MOSCOW, October 17 (RIA Novosti) - Saudi Arabia will pay a "heavy price" if they pursue a death sentence for the prominent Saudi Shia cleric Sheikh Nimr Baqir al-Nimr, a senior Iranian religious figure warned Friday, as quoted by Press TV.
"The execution of this cleric will have tough consequences and you [Saudi Arabia] will pay a heavy price," Ayatollah Seyyed Ahmad Khatami was quoted as saying by the news outlet, while addressing worshippers in Tehran during weekly Friday prayers.
Ayatollah Khatami further reproached human rights groups for not protesting against the death sentence passed down to Nimr on Wednesday at the Specialized Criminal Court in Riyadh for anti-regime speeches and defending political prisoners.
"Why human rights officials, who criticize death sentences for [convicted] murderers in the Islamic Republic's establishment, have not voiced any protest against this verdict?
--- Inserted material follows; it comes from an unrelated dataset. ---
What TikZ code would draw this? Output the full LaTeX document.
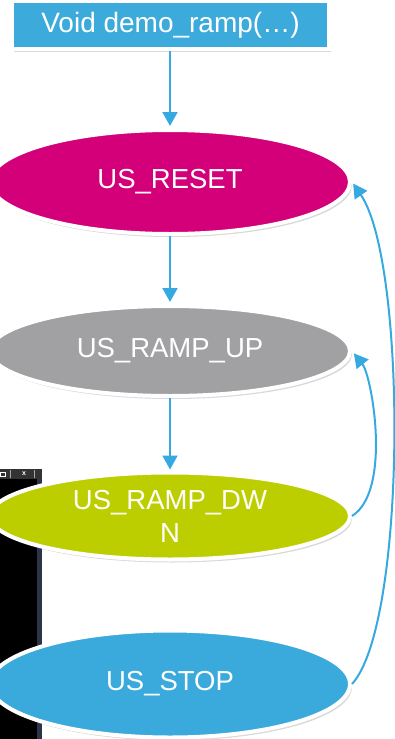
\documentclass[tikz,border=0pt]{standalone}
\usepackage{fontspec}
\setmainfont{Liberation Sans}
\usetikzlibrary{arrows.meta,shadows,shapes.geometric}
\definecolor{boxblue}{HTML}{3DAADC}
\definecolor{arrowblue}{HTML}{36A9E1}
\definecolor{resetc}{HTML}{D4007A}
\definecolor{rampc}{HTML}{A1A1A3}
\definecolor{dwnc}{HTML}{BDCE00}
\definecolor{stopc}{HTML}{3AA9DB}
\definecolor{winbar}{HTML}{333333}
\definecolor{winedge}{HTML}{2B3448}
\begin{document}
\begin{tikzpicture}[x=1pt,y=-1pt,
  state/.style={ellipse, draw=white, line width=4pt, text=white, minimum width=360pt,
    inner sep=0pt, font=\fontsize{27.5}{33}\selectfont, align=center,
    drop shadow={shadow xshift=2pt,shadow yshift=-3pt,opacity=0.3}},
  flow/.style={draw=arrowblue, line width=2pt, -{Triangle[width=15pt,length=14pt]}}]
\useasboundingbox (0,0) rectangle (395,739);
\clip (0,0) rectangle (395,739);
% background window fragment
\fill[black] (0,479) rectangle (37,739);
\fill[winedge] (37,479) rectangle (42,739);
\fill[winbar] (0,469) rectangle (42,479);
\draw[gray!70, line width=0.6pt] (10,470) -- (10,478) (34,470) -- (34,478);
\draw[white, line width=0.7pt] (0.5,472) rectangle (5,476);
\node[text=white, font=\fontsize{7}{7}\selectfont\bfseries, inner sep=0pt] (winx) at (24,474) {x};
% top box
\node[fill=boxblue, draw=white, line width=4pt, minimum width=317pt, minimum height=48pt,
  text=white, inner sep=0pt, font=\fontsize{28}{33}\selectfont,
  drop shadow={shadow xshift=2pt,shadow yshift=-3pt,opacity=0.3}] (box) at (170.5,25) {Void demo\_ramp(…)};
% states
\node[state, fill=resetc, minimum height=104pt] (reset) at (170,182) {US\_RESET};
\node[state, fill=rampc, minimum height=90pt] (ramp) at (170,351) {US\_RAMP\_UP};
\node[state, fill=dwnc, minimum height=87pt] (dwn) at (170,516) {US\_RAMP\_DW\\N};
\node[state, fill=stopc, minimum height=107pt] (stop) at (170,684) {US\_STOP};
% arrows
\draw[flow, shorten >=2pt] (reset.north |- box.south) -- (reset.north);
\draw[flow, shorten >=2pt] (reset.south) -- (ramp.north);
\draw[flow, shorten >=1pt] (ramp.south) -- (dwn.north);
\draw[flow, shorten >=3pt] (dwn.east) .. controls +(40,-25) and +(20,25) .. (ramp.east);
\draw[flow, shorten >=2pt] (stop.east) .. controls +(55,-60) and +(55,80) .. (reset.east);
\end{tikzpicture}
\end{document}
Isn't it the true meaning of the human rights they are pursuing?" the Ayatollah was quoted as saying.
However, the human rights group Amnesty International released a report on Wednesday saying that the court's verdict "must be immediately quashed", calling it a campaign to stop the cleric from defending the rights of the Shia Muslim community in Saudi Arabia.
"The death sentence against Sheikh Nimr Baqir al-Nimr is part of a campaign by the authorities in Saudi Arabia to crush all dissent, including those defending the rights of the Kingdom's Shi'a Muslim community," the Deputy Director of Amnesty International's Middle East and North Africa Program said in the report.
According to Amnesty International, the Specialized Criminal Court gave Nimr a "deeply flawed" ruling for disobeying the ruler, inciting sectarian strife and encouraging, leading and participating in demonstrations.
The Iranian Deputy Foreign Minister for Arab and African Affairs, Hossein Amir-Abdollahian, also called on the ruling al Saud regime to overturn the verdict, according to Press TV.
Nimr is a vocal supporter of the anti-government protests which began in the Qatif Region of the oil-rich Eastern Province in 2011, home to a Shia minority, who consider themselves marginalized by the Sunni ruling family. The activist suggested that the province secede from Saudi Arabia and join the Kingdom of Bahrain if Shia rights were not better respected. The cleric's arrest on July 8, 2012, during which he was shot four times in the leg by police, was followed by further unrest and arrests in Qatif.